Third, Cleveland’s multiple eruvs are connected and concentric forming a single boundary in which most local observant Jews live. An eruv is a boundary designating an area in which observant Jews may push or carry objects during Shabbos. Greater Cleveland’s eruv extends into the following communities: Beachwood, Cleveland Heights, Lyndhurst, Shaker Heights, South Euclid and University Heights. A 2019 extension takes the eruv east to Interstate 271. Thus, Lebovits said the study will aim to reach every Orthodox household within the eruv.

There are Orthodox Jews who live outside the eruv, as well within Greater Cleveland, most notably in Cleveland, Solon and Wickliffe. Lebovits said she was considering how to best include those communities.

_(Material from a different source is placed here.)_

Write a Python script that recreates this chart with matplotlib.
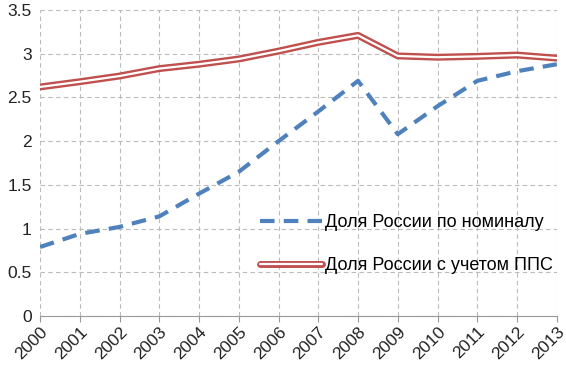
import numpy as np
import matplotlib.pyplot as plt
import matplotlib.patheffects as pe

plt.rcParams['font.family'] = ['Liberation Sans', 'DejaVu Sans']

years = list(range(2000, 2014))
nominal = [0.79, 0.94, 1.02, 1.14, 1.40, 1.65, 2.00, 2.34, 2.69, 2.08, 2.40, 2.69, 2.80, 2.88]
ppp = [2.62, 2.68, 2.745, 2.83, 2.88, 2.94, 3.03, 3.13, 3.21, 2.975, 2.96, 2.97, 2.985, 2.95]
labels = ['Доля России по номиналу', 'Доля России с учетом ППС']

blue = '#4f81bd'
red = '#c0504d'

fig = plt.figure(figsize=(5.66, 3.71), dpi=100)
ax = fig.add_axes([0.0707, 0.148, 0.913, 0.825])

ax.plot(years, nominal, color=blue, lw=3, dashes=(3.5, 2.2), label=labels[0])
ax.plot(years, ppp, color='white', lw=1.6, label=labels[1], solid_capstyle='round',
        path_effects=[pe.Stroke(linewidth=5, foreground=red, capstyle='round'), pe.Normal()])

ax.set_xlim(2000, 2013)
ax.set_ylim(0, 3.5)
ax.set_xticks(years)
ax.set_xticklabels([str(y) for y in years], rotation=45, ha='right', rotation_mode='anchor')
ax.set_yticks(np.arange(0, 3.51, 0.5))
ax.set_yticklabels(['0', '0.5', '1', '1.5', '2', '2.5', '3', '3.5'])
ax.tick_params(axis='both', labelsize=12.5, colors='#222222')
ax.tick_params(axis='y', length=0, pad=6)
ax.tick_params(axis='x', length=4, color='#999999', pad=2)

ax.grid(True, color='#bbbbbb', linestyle=(0, (4, 3)), lw=0.8)
for s in ['left', 'top', 'right']:
    ax.spines[s].set_visible(False)
ax.spines['bottom'].set_color('#999999')

ax.legend(loc='center left', bbox_to_anchor=(0.395, 0.235), frameon=False, fontsize=13,
          handlelength=3.4, labelspacing=1.45, handletextpad=0.2)

plt.savefig('out.png', dpi=100)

Making focus groups count 

A series of focus groups, each of five to 15 people, Lebovits said, will include adults with some presumed similar life experience such as elementary day school teachers, entrepreneurial women, school leaders, school parent bodies, male local employers, synagogue leaders and creative community workers.

While Lebovits will monitor each focus group, “We want folks within the community to be able to run these groups themselves.”

Lebovits said the hope is to hold as many focus groups as necessary to tease out common themes.

“We’re looking to hit a saturation point for all these groups,” Lebovits said. “We’re looking to include as many people as want to be included. We’re looking to do something that’s so community based that folks will be opting in.”

She said a vital aspect to any sustainability effort is awareness.

Lebovits said she hopes the focus group experience will serve to strengthen the community.

“Through the process of the session, we are creating strong social bonds and enhancing the social sustainability of the community,” she said, offering an example. “We get these women together and have a focus group. On our end, we’re trying to understand some of these broader themes and trying to facilitate them to talk more, but they’re creating community. And so, when they leave that room, they also have social ties and can create their own kind of progress, too.”

She said she and Frank have already discussed the possibility of holding follow-up studies in future years to track changing needs, assets and themes.

“There’s so much here,” Lebovits said. “There’s so much richness.”